2 The complaint does not specify what products and services Webroot offers to the public through its website. According to a declaration offered by a Webroot executive, the company is an “online business that sells Internet security products to consumers and businesses.” Consistent with the complaint’s allegations, the declaration states these products are “sold through Webroot’s website, or through third-party retailers, such as Amazon and Best Buy,” and “Webroot maintains no brick-and-mortar retail presence.”

3 Plaintiff’s attorney sent a letter to Webroot notifying the company about plaintiff’s disability and the inaccessibility of its website. The letter invited Webroot to contact plaintiff’s counsel to discuss the matter. Webroot did not respond to the letter or address the “communication barriers” on its website. After waiting 11 months, plaintiff filed this lawsuit against the company. Webroot challenged the pleading by demurrer, arguing (1) its alleged maintenance of an inaccessible website, even after being notified of the website’s inaccessibility, was insufficient to establish intentional discrimination under the Unruh Act; and (2) its website did not constitute a place of public accommodation under Title III absent some “nexus” to a “physical place.” The trial court sustained Webroot’s demurrer without leave to amend and entered a judgment dismissing plaintiff’s lawsuit. This appeal followed. DISCUSSION 1. The Unruh Civil Rights Act The Unruh Act provides: “All persons within the jurisdiction of this state are free and equal, and no matter what their . . . disability . . . are entitled to the full and equal accommodations, advantages, facilities, privileges, or services in all business establishments of every kind whatsoever.” (§ 51, subd. (b).) “A plaintiff can recover under the [Unruh Act] on two alternate theories: (1) a violation of the ADA (§ 51, subd. (f)); or (2) denial of access to a business establishment based on intentional discrimination.” (Martinez v. San Diego County Credit Union (2020) 50 Cal.App.5th 1048, 1059 (SDCCU); Martinez, supra, 81 Cal.App.5th at p. 1035.)

4 2. The Alleged Facts Do Not Establish Intentional Discrimination Except when alleging a violation of the ADA, “ ‘a plaintiff seeking to establish a case under the Unruh Act must plead and prove intentional discrimination in public accommodations in violation of the terms of the Act.’ ”3 (Koebke v. Bernardo Heights Country Club (2005) 36 Cal.4th 824, 854 (Koebke), quoting Harris v.
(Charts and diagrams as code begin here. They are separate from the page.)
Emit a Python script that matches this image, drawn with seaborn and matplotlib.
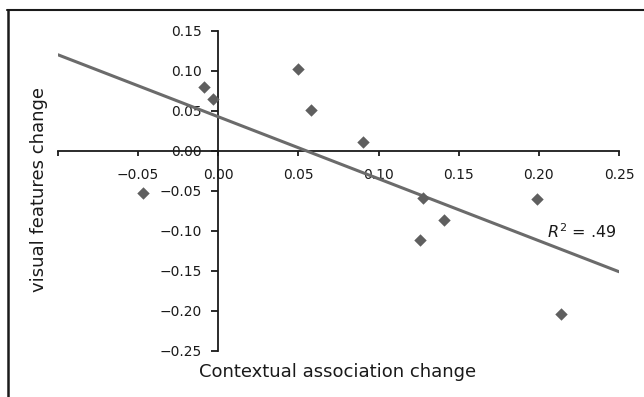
import matplotlib
matplotlib.use("Agg")
import matplotlib.pyplot as plt
import seaborn as sns
import pandas as pd
from matplotlib.lines import Line2D

# values
context_change = [-0.047, -0.009, -0.003, 0.050, 0.058, 0.090, 0.128, 0.199, 0.141, 0.126, 0.214]
visual_change = [-0.0525, 0.080, 0.065, 0.1025, 0.051, 0.011, -0.059, -0.060, -0.086, -0.111, -0.204]
x_ticks = [-0.10, -0.05, 0.00, 0.05, 0.10, 0.15, 0.20, 0.25]
y_ticks = [-0.25, -0.20, -0.15, -0.10, -0.05, 0.00, 0.05, 0.10, 0.15]
r2_label = ".49"

sns.set_style("white")
plt.rcParams["font.family"] = ["DejaVu Sans"]
plt.rcParams["mathtext.fontset"] = "dejavusans"

df = pd.DataFrame({"x": context_change, "y": visual_change})

fig = plt.figure(figsize=(6.44, 3.97), dpi=100)
ax = fig.add_axes([58 / 644, 46 / 397, (619 - 58) / 644, (351 - 31) / 397])
ax.set_xlim(-0.1, 0.25)
ax.set_ylim(-0.25, 0.15)

sns.regplot(data=df, x="x", y="y", ax=ax, ci=None, truncate=False, marker="D",
            scatter_kws=dict(s=40, color="#5f5f5f", linewidths=0, alpha=1, zorder=3),
            line_kws=dict(color="#6b6b6b", lw=2.2, zorder=2))

# excel style axes crossing at zero
for side in ["top", "right"]:
    ax.spines[side].set_visible(False)
for side in ["left", "bottom"]:
    ax.spines[side].set_position(("data", 0))
    ax.spines[side].set_color("#1a1a1a")
    ax.spines[side].set_linewidth(1.3)
    ax.spines[side].set_zorder(1)

ax.set_xticks(x_ticks)
ax.set_xticklabels([""] + [f"{v:.2f}".replace("-", "\u2212") for v in x_ticks[1:]])
ax.set_yticks(y_ticks)
ax.set_yticklabels([f"{v:.2f}".replace("-", "\u2212") for v in y_ticks])
ax.tick_params(axis="x", direction="out", length=3.5, width=1.3, pad=9,
               labelsize=10, colors="#1a1a1a", bottom=True)
ax.tick_params(axis="y", direction="out", length=5, width=1.3, pad=7,
               labelsize=10, colors="#1a1a1a", left=True)
ax.set_xlabel("")
ax.set_ylabel("")
ax.grid(False)

ax.text(0.2488, -0.101, r"$R^2$ = " + r2_label, ha="right", va="center",
        fontsize=11.5, color="#1a1a1a")

fig.text(338 / 644, (397 - 377) / 397, "Contextual association change",
         ha="center", va="baseline", fontsize=13, color="#1a1a1a")
fig.text(39 / 644, 1 - 190 / 397, "visual features change", rotation=90,
         ha="center", va="center", fontsize=13, color="#1a1a1a")

# frame around the figure (top and left edges)
fig.add_artist(Line2D([7 / 644, 1], [1 - 10 / 397, 1 - 10 / 397], color="#1a1a1a", lw=1.5))
fig.add_artist(Line2D([8 / 644, 8 / 644], [0, 1 - 10 / 397], color="#1a1a1a", lw=1.8))

fig.savefig("out.png", dpi=100)
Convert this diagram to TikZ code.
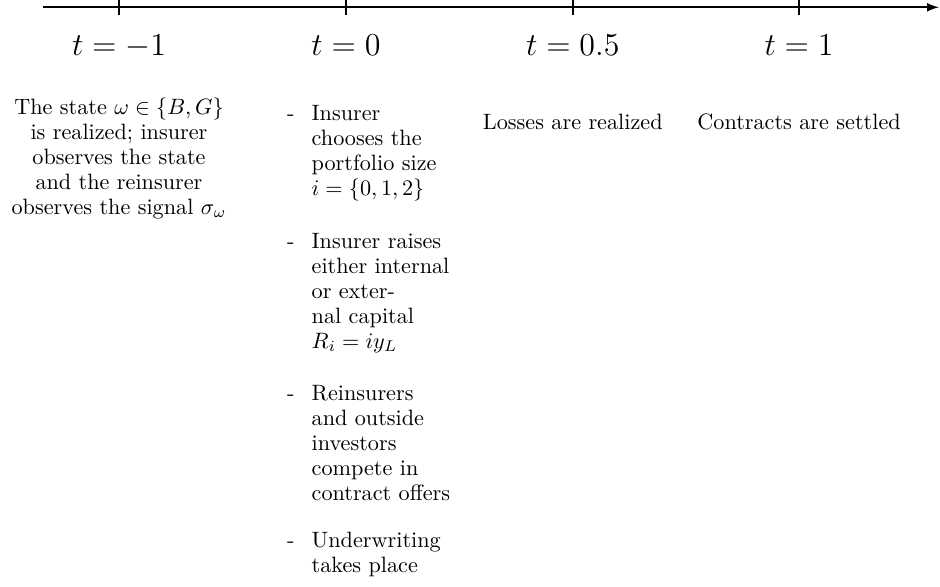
\documentclass[tikz,border=0pt]{standalone}
\usetikzlibrary{positioning}

\begin{document}
\begin{tikzpicture}[
    txt/.style={inner sep=0pt,font=\fontsize{10}{11.2}\selectfont},
    tlab/.style={inner sep=0pt,anchor=base,font=\fontsize{13.8}{16}\selectfont}]
  \useasboundingbox (-1.883,0.1155) rectangle (12.99,-9.157);
  % time axis
  \coordinate (start) at (-1.2,0);
  \coordinate (end) at (12.97,0);
  \draw[thick,-latex] (start) -- (end);
  \foreach \x/\t/\nm in {0/-1/tm,3.59/0/tz,7.18/0.5/th,10.76/1/to} {
    \draw[thick] (\x,0.115) -- (\x,-0.115);
    \node[tlab] (lab\nm) at (\x,-0.755) {$t=\t$};
  }
  % t = -1
  \node[txt,anchor=base] (state) at (0,-1.704)
    {\begin{tabular}[t]{@{}c@{}}
      The state $\omega\in\{B,G\}$\\
      is realized; insurer\\
      observes the state\\
      and the reinsurer\\
      observes the signal $\sigma_\omega$
    \end{tabular}};
  % t = 0
  \node[txt,anchor=base west] (steps) at (2.652,-1.794)
    {\begin{tabular}[t]{@{}l@{\hspace{7.75pt}}l@{}}
      - & Insurer\\
        & chooses the\\
        & portfolio size\\
        & $i=\{0,1,2\}$\\[12.8pt]
      - & Insurer raises\\
        & either internal\\
        & or exter-\\
        & nal capital\\
        & $R_i=iy_L$\\[12.5pt]
      - & Reinsurers\\
        & and outside\\
        & investors\\
        & compete in\\
        & contract offers\\[10.2pt]
      - & Underwriting\\
        & takes place
    \end{tabular}};
  % t = 0.5 and t = 1
  \node[txt,anchor=base] (loss) at (7.18,-1.926) {Losses are realized};
  \node[txt,anchor=base] (settle) at (10.76,-1.926) {Contracts are settled};
\end{tikzpicture}
\end{document}
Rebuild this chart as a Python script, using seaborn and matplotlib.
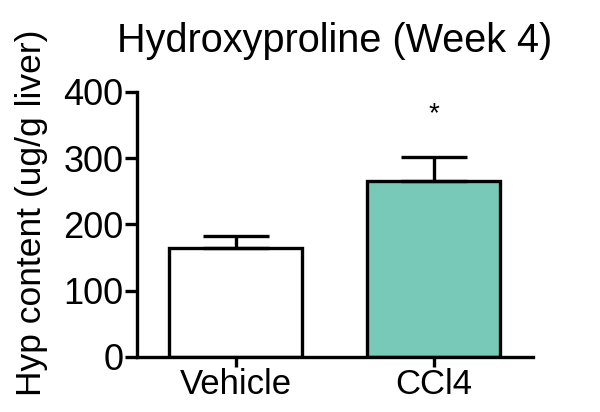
import matplotlib
matplotlib.use("Agg")
import matplotlib.pyplot as plt
import seaborn as sns
import pandas as pd

categories = ["Vehicle", "CCl4"]
means = [165, 265]
errors = [17, 36]
colors = ["#ffffff", "#78c9b7"]
yticks = [0, 100, 200, 300, 400]
title = "Hydroxyproline (Week 4)"
ylabel = "Hyp content (ug/g liver)"

sns.set_style("ticks", {"axes.edgecolor": "black", "text.color": "black",
                        "xtick.color": "black", "ytick.color": "black",
                        "axes.labelcolor": "black"})
plt.rcParams["font.family"] = ["Liberation Sans", "DejaVu Sans"]

df = pd.DataFrame({"group": categories, "value": means})

fig = plt.figure(figsize=(6, 4.12), dpi=100)
ax = fig.add_axes([0.228, 0.1335, 0.66, 0.6435])

sns.barplot(data=df, x="group", y="value", hue="group", palette=colors,
            order=categories, hue_order=categories, legend=False, saturation=1,
            errorbar=None, width=0.67, edgecolor="black", linewidth=2.4, ax=ax)
ax.errorbar(range(len(categories)), means, yerr=[[0]*len(errors), errors],
            fmt="none", ecolor="black", elinewidth=2.4, capsize=23.5, capthick=2.4, zorder=1)
ax.text(1, 366, "*", ha="center", va="center", fontsize=20)

ax.set_xlim(-0.5, 1.5)
ax.set_ylim(0, 400)
ax.set_yticks(yticks)
ax.set_xlabel("")
ax.set_ylabel(ylabel, fontsize=25.5)
ax.yaxis.set_label_coords(-0.225, 0.543)
ax.set_title(title, fontsize=28.5, pad=29)
ax.tick_params(axis="both", labelsize=26, width=2.4, length=8.5, direction="out", pad=1)
ax.tick_params(axis="x", labelsize=25, length=7)
for s in ["left", "bottom"]:
    ax.spines[s].set_linewidth(2.4)
sns.despine(ax=ax)

fig.savefig("out.png", dpi=100)
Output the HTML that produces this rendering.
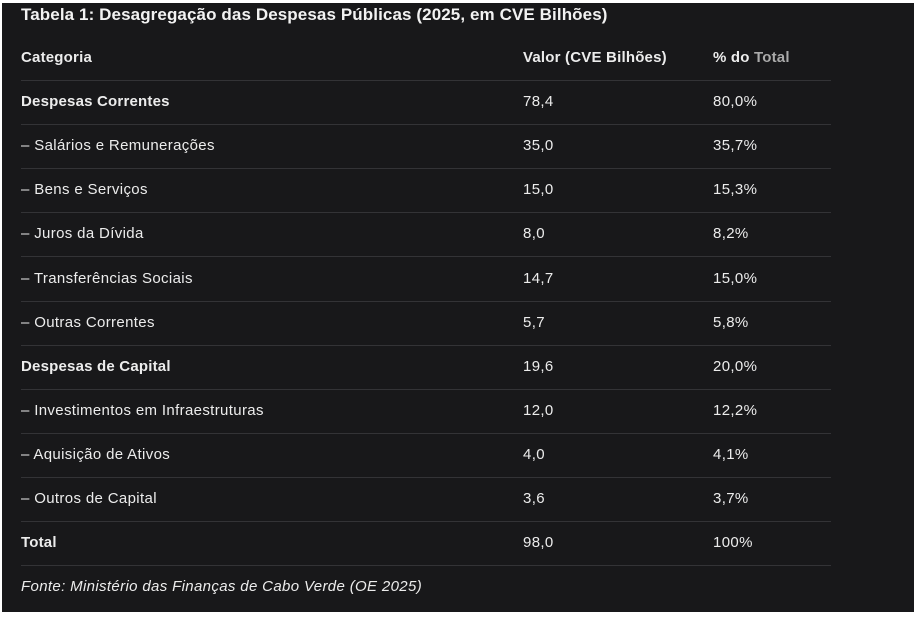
<!DOCTYPE html>
<html><head><meta charset="utf-8"><style>
body{margin:0;background:#fff;width:917px;height:617px;position:relative;overflow:hidden;font-family:"Liberation Sans",sans-serif}
#p{position:absolute;left:2px;top:3px;width:912px;height:609px;background:#18181a}
.t{position:absolute;color:#ececec;font-size:15px;letter-spacing:0.35px;white-space:nowrap;line-height:18px}
.b{font-weight:bold;letter-spacing:0.2px}
.l{position:absolute;left:21px;width:810px;height:1px;background:#333336}
</style></head><body><div id="p"></div>
<div class="t b" style="left:21px;top:6px;font-size:17px;letter-spacing:0.1px;color:#f2f2f2">Tabela 1: Desagregação das Despesas Públicas (2025, em CVE Bilhões)</div>
<div id="rows"></div>
<script>
var r=[["Categoria","Valor (CVE Bilhões)","% do <span style='color:#aaa'>Total</span>",1],
["Despesas Correntes","78,4","80,0%",1],["– Salários e Remunerações","35,0","35,7%"],["– Bens e Serviços","15,0","15,3%"],["– Juros da Dívida","8,0","8,2%"],["– Transferências Sociais","14,7","15,0%"],["– Outras Correntes","5,7","5,8%"],["Despesas de Capital","19,6","20,0%",1],["– Investimentos em Infraestruturas","12,0","12,2%"],["– Aquisição de Ativos","4,0","4,1%"],["– Outros de Capital","3,6","3,7%"],["Total","98,0","100%",1]];
var h="";r.forEach(function(x,i){var y=49+i*44.1;var c=x[3]?"t b":"t";var c2=i==0?"t b":"t";
h+='<div class="'+c+'" style="left:21px;top:'+y+'px">'+x[0]+'</div><div class="'+c2+'" style="left:523px;top:'+y+'px">'+x[1]+'</div><div class="'+c2+'" style="left:713px;top:'+y+'px">'+x[2]+'</div><div class="l" style="top:'+(y+31)+'px"></div>';});
h+='<div class="t" style="left:21px;top:578px;font-style:italic">Fonte: Ministério das Finanças de Cabo Verde (OE 2025)</div>';
document.getElementById("rows").innerHTML=h;
</script></body></html>
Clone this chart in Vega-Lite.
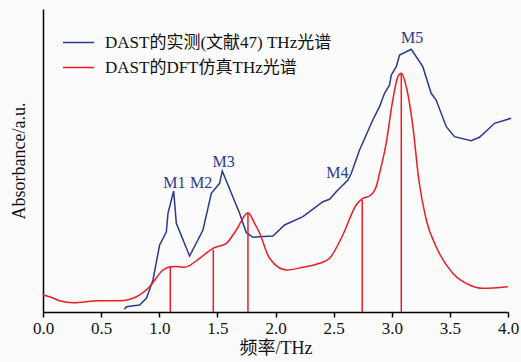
{
  "$schema": "https://vega.github.io/schema/vega-lite/v6.json",
  "width": 465,
  "height": 303,
  "autosize": {"type": "none"},
  "padding": {"left": 43, "top": 9, "right": 13, "bottom": 50},
  "background": "#fbfbfb",
  "config": {
    "view": {"stroke": null},
    "font": "'Liberation Serif', 'Noto Sans CJK SC', serif",
    "axis": {"labelFont": "'Liberation Serif', 'Noto Sans CJK SC', serif", "titleFont": "'Liberation Serif', 'Noto Sans CJK SC', serif", "titleFontWeight": "normal"},
    "legend": {"labelFont": "'Liberation Serif', 'Noto Sans CJK SC', serif"}
  },
  "datasets": {
    "curves": [
      {"series": "DAST的实测(文献47) THz光谱", "f": 0.70, "v": 2.7},
      {"series": "DAST的实测(文献47) THz光谱", "f": 0.717, "v": 5.3},
      {"series": "DAST的实测(文献47) THz光谱", "f": 0.83, "v": 7},
      {"series": "DAST的实测(文献47) THz光谱", "f": 0.89, "v": 13.7},
      {"series": "DAST的实测(文献47) THz光谱", "f": 0.946, "v": 32},
      {"series": "DAST的实测(文献47) THz光谱", "f": 1.003, "v": 67},
      {"series": "DAST的实测(文献47) THz光谱", "f": 1.061, "v": 80},
      {"series": "DAST的实测(文献47) THz光谱", "f": 1.075, "v": 98.7},
      {"series": "DAST的实测(文献47) THz光谱", "f": 1.124, "v": 121},
      {"series": "DAST的实测(文献47) THz光谱", "f": 1.147, "v": 88.7},
      {"series": "DAST的实测(文献47) THz光谱", "f": 1.261, "v": 56},
      {"series": "DAST的实测(文献47) THz光谱", "f": 1.376, "v": 82},
      {"series": "DAST的实测(文献47) THz光谱", "f": 1.448, "v": 118.7},
      {"series": "DAST的实测(文献47) THz光谱", "f": 1.519, "v": 128.7},
      {"series": "DAST的实测(文献47) THz光谱", "f": 1.542, "v": 141},
      {"series": "DAST的实测(文献47) THz光谱", "f": 1.691, "v": 98.7},
      {"series": "DAST的实测(文献47) THz光谱", "f": 1.749, "v": 79.3},
      {"series": "DAST的实测(文献47) THz光谱", "f": 1.806, "v": 74.7},
      {"series": "DAST的实测(文献47) THz光谱", "f": 1.863, "v": 75.3},
      {"series": "DAST的实测(文献47) THz光谱", "f": 1.978, "v": 76},
      {"series": "DAST的实测(文献47) THz光谱", "f": 2.078, "v": 87},
      {"series": "DAST的实测(文献47) THz光谱", "f": 2.236, "v": 95.3},
      {"series": "DAST的实测(文献47) THz光谱", "f": 2.408, "v": 110.3},
      {"series": "DAST的实测(文献47) THz光谱", "f": 2.465, "v": 112.7},
      {"series": "DAST的实测(文献47) THz光谱", "f": 2.522, "v": 120.3},
      {"series": "DAST的实测(文献47) THz光谱", "f": 2.623, "v": 132},
      {"series": "DAST的实测(文献47) THz光谱", "f": 2.65, "v": 138},
      {"series": "DAST的实测(文献47) THz光谱", "f": 2.723, "v": 162},
      {"series": "DAST的实测(文献47) THz光谱", "f": 2.837, "v": 192},
      {"series": "DAST的实测(文献47) THz光谱", "f": 2.895, "v": 205.3},
      {"series": "DAST的实测(文献47) THz光谱", "f": 2.938, "v": 218.7},
      {"series": "DAST的实测(文献47) THz光谱", "f": 2.981, "v": 227},
      {"series": "DAST的实测(文献47) THz光谱", "f": 2.996, "v": 237},
      {"series": "DAST的实测(文献47) THz光谱", "f": 3.039, "v": 245.3},
      {"series": "DAST的实测(文献47) THz光谱", "f": 3.067, "v": 257},
      {"series": "DAST的实测(文献47) THz光谱", "f": 3.168, "v": 262.7},
      {"series": "DAST的实测(文献47) THz光谱", "f": 3.267, "v": 245.3},
      {"series": "DAST的实测(文献47) THz光谱", "f": 3.339, "v": 218.7},
      {"series": "DAST的实测(文献47) THz光谱", "f": 3.382, "v": 212},
      {"series": "DAST的实测(文献47) THz光谱", "f": 3.469, "v": 185.3},
      {"series": "DAST的实测(文献47) THz光谱", "f": 3.540, "v": 175.3},
      {"series": "DAST的实测(文献47) THz光谱", "f": 3.683, "v": 171.3},
      {"series": "DAST的实测(文献47) THz光谱", "f": 3.755, "v": 174.7},
      {"series": "DAST的实测(文献47) THz光谱", "f": 3.884, "v": 188.7},
      {"series": "DAST的实测(文献47) THz光谱", "f": 4.027, "v": 193.7},
      {"series": "DAST的DFT仿真THz光谱", "f": 0, "v": 17},
      {"series": "DAST的DFT仿真THz光谱", "f": 0.057, "v": 15.3},
      {"series": "DAST的DFT仿真THz光谱", "f": 0.15, "v": 11},
      {"series": "DAST的DFT仿真THz光谱", "f": 0.258, "v": 9.3},
      {"series": "DAST的DFT仿真THz光谱", "f": 0.487, "v": 11.3},
      {"series": "DAST的DFT仿真THz光谱", "f": 0.66, "v": 11.3},
      {"series": "DAST的DFT仿真THz光谱", "f": 0.803, "v": 15.3},
      {"series": "DAST的DFT仿真THz光谱", "f": 0.917, "v": 25.3},
      {"series": "DAST的DFT仿真THz光谱", "f": 1.032, "v": 42},
      {"series": "DAST的DFT仿真THz光谱", "f": 1.095, "v": 45.3},
      {"series": "DAST的DFT仿真THz光谱", "f": 1.15, "v": 45.5},
      {"series": "DAST的DFT仿真THz光谱", "f": 1.218, "v": 44.7},
      {"series": "DAST的DFT仿真THz光谱", "f": 1.347, "v": 53.7},
      {"series": "DAST的DFT仿真THz光谱", "f": 1.462, "v": 63.7},
      {"series": "DAST的DFT仿真THz光谱", "f": 1.577, "v": 68.7},
      {"series": "DAST的DFT仿真THz光谱", "f": 1.663, "v": 82},
      {"series": "DAST的DFT仿真THz光谱", "f": 1.763, "v": 99.3},
      {"series": "DAST的DFT仿真THz光谱", "f": 1.820, "v": 88.7},
      {"series": "DAST的DFT仿真THz光谱", "f": 1.863, "v": 79},
      {"series": "DAST的DFT仿真THz光谱", "f": 1.949, "v": 53.7},
      {"series": "DAST的DFT仿真THz光谱", "f": 2.093, "v": 42},
      {"series": "DAST的DFT仿真THz光谱", "f": 2.236, "v": 44.7},
      {"series": "DAST的DFT仿真THz光谱", "f": 2.379, "v": 48.7},
      {"series": "DAST的DFT仿真THz光谱", "f": 2.465, "v": 53.7},
      {"series": "DAST的DFT仿真THz光谱", "f": 2.579, "v": 77},
      {"series": "DAST的DFT仿真THz光谱", "f": 2.694, "v": 107},
      {"series": "DAST的DFT仿真THz光谱", "f": 2.751, "v": 113.7},
      {"series": "DAST的DFT仿真THz光谱", "f": 2.809, "v": 116},
      {"series": "DAST的DFT仿真THz光谱", "f": 2.866, "v": 125.3},
      {"series": "DAST的DFT仿真THz光谱", "f": 2.895, "v": 138.7},
      {"series": "DAST的DFT仿真THz光谱", "f": 2.952, "v": 168.7},
      {"series": "DAST的DFT仿真THz光谱", "f": 3.009, "v": 212},
      {"series": "DAST的DFT仿真THz光谱", "f": 3.053, "v": 235.3},
      {"series": "DAST的DFT仿真THz光谱", "f": 3.082, "v": 238.7},
      {"series": "DAST的DFT仿真THz光谱", "f": 3.125, "v": 225.3},
      {"series": "DAST的DFT仿真THz光谱", "f": 3.182, "v": 185.3},
      {"series": "DAST的DFT仿真THz光谱", "f": 3.233, "v": 132},
      {"series": "DAST的DFT仿真THz光谱", "f": 3.297, "v": 92},
      {"series": "DAST的DFT仿真THz光谱", "f": 3.382, "v": 65.3},
      {"series": "DAST的DFT仿真THz光谱", "f": 3.525, "v": 38.7},
      {"series": "DAST的DFT仿真THz光谱", "f": 3.669, "v": 27},
      {"series": "DAST的DFT仿真THz光谱", "f": 3.783, "v": 23.7},
      {"series": "DAST的DFT仿真THz光谱", "f": 3.998, "v": 25.3}
    ],
    "rules": [
      {"f": 1.095, "top": 45},
      {"f": 1.465, "top": 62},
      {"f": 1.763, "top": 99},
      {"f": 2.746, "top": 112},
      {"f": 3.082, "top": 238}
    ],
    "labels": [
      {"label": "M1", "f": 1.13, "v": 129},
      {"label": "M2", "f": 1.36, "v": 129},
      {"label": "M3", "f": 1.554, "v": 150},
      {"label": "M4", "f": 2.533, "v": 139},
      {"label": "M5", "f": 3.176, "v": 274}
    ]
  },
  "encoding": {
    "x": {
      "field": "f", "type": "quantitative",
      "scale": {"domain": [0, 4], "nice": false, "zero": false},
      "axis": {
        "title": "频率/THz", "titleFontSize": 18, "titleColor": "#111", "titlePadding": 3,
        "titleFont": "'Liberation Serif', 'Noto Sans CJK SC', serif",
        "labelFont": "'Liberation Serif', serif",
        "values": [0, 0.5, 1, 1.5, 2, 2.5, 3, 3.5, 4], "format": ".1f",
        "labelFontSize": 17, "labelColor": "#111", "labelPadding": 3,
        "tickSize": 5, "tickColor": "#000", "domainColor": "#000", "domainWidth": 1.5, "tickWidth": 1.5,
        "grid": false, "labelFlush": false
      }
    }
  },
  "layer": [
    {
      "data": {"name": "curves"},
      "transform": [{"filter": "datum.series === 'DAST的实测(文献47) THz光谱'"}],
      "mark": {"type": "line", "strokeWidth": 1.5},
      "encoding": {
        "y": {
          "field": "v", "type": "quantitative",
          "scale": {"domain": [0, 303], "nice": false},
          "axis": {
            "title": "Absorbance/a.u.", "titleFontSize": 18, "titleColor": "#111", "titlePadding": 15,
            "titleFont": "'Liberation Serif', serif",
            "labels": false, "ticks": false, "grid": false, "domainColor": "#000", "domainWidth": 1.5
          }
        },
        "color": {
          "field": "series", "type": "nominal",
          "scale": {"domain": ["DAST的实测(文献47) THz光谱", "DAST的DFT仿真THz光谱"], "range": ["#2b3990", "#ed1c24"]},
          "legend": {
            "title": null, "orient": "none", "legendX": 19, "legendY": 17,
            "symbolType": "stroke", "symbolSize": 961, "symbolStrokeWidth": 1.5,
            "labelFont": "'Liberation Serif', 'Noto Sans CJK SC', serif",
            "labelFontSize": 17, "labelColor": "#111", "labelOffset": 10, "rowPadding": -1,
            "labelLimit": 400
          }
        },
        "order": {"field": "f", "type": "quantitative"}
      }
    },
    {
      "data": {"name": "curves"},
      "transform": [{"filter": "datum.series === 'DAST的DFT仿真THz光谱'"}],
      "mark": {"type": "line", "strokeWidth": 1.5, "interpolate": "monotone"},
      "encoding": {
        "y": {"field": "v", "type": "quantitative"},
        "color": {"field": "series", "type": "nominal"},
        "order": {"field": "f", "type": "quantitative"}
      }
    },
    {
      "data": {"name": "rules"},
      "mark": {"type": "rule", "color": "#ed1c24", "strokeWidth": 1.5},
      "encoding": {
        "y": {"field": "top", "type": "quantitative"},
        "y2": {"datum": 0}
      }
    },
    {
      "data": {"name": "labels"},
      "mark": {"type": "text", "color": "#2b3990", "fontSize": 16, "font": "'Liberation Serif', serif"},
      "encoding": {
        "y": {"field": "v", "type": "quantitative"},
        "text": {"field": "label"}
      }
    }
  ]
}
Capital Growth Investors XIV (1991) 52 Cal.3d 1142, 1175; see Martinez, supra, 81 Cal.App.5th at p. 1036.) Critically, “ ‘[a] disparate impact analysis or test does not apply to Unruh Act claims.’ ” (Koebke, at p. 854, quoting Harris, at p. 1175; § 51, subd. (c) [standards that are “applicable alike to persons of every sex, color, race, religion, ancestry, national origin, or blindness or other physical disability” are exempt from Unruh Act].) Thus, our Supreme Court has instructed that a claimant may not “rel[y] on the effects of a facially neutral policy on a particular group . . . to infer solely from such effects a discriminatory intent.” (Koebke, at p. 854.) Rather, the claimant must allege facts establishing the defendant engaged in “ ‘willful, affirmative misconduct’ ” (id. at p. 853) with the specific intent “to accomplish discrimination on the basis of [a protected trait].” (Id. at p. 854.) Although “evidence of disparate impact . . . ‘may be probative of intentional discrimination in some cases,’ ” it will not alone establish discriminatory intent. (Ibid., italics omitted; Martinez, supra, 81 Cal.App.5th at p. 1036.)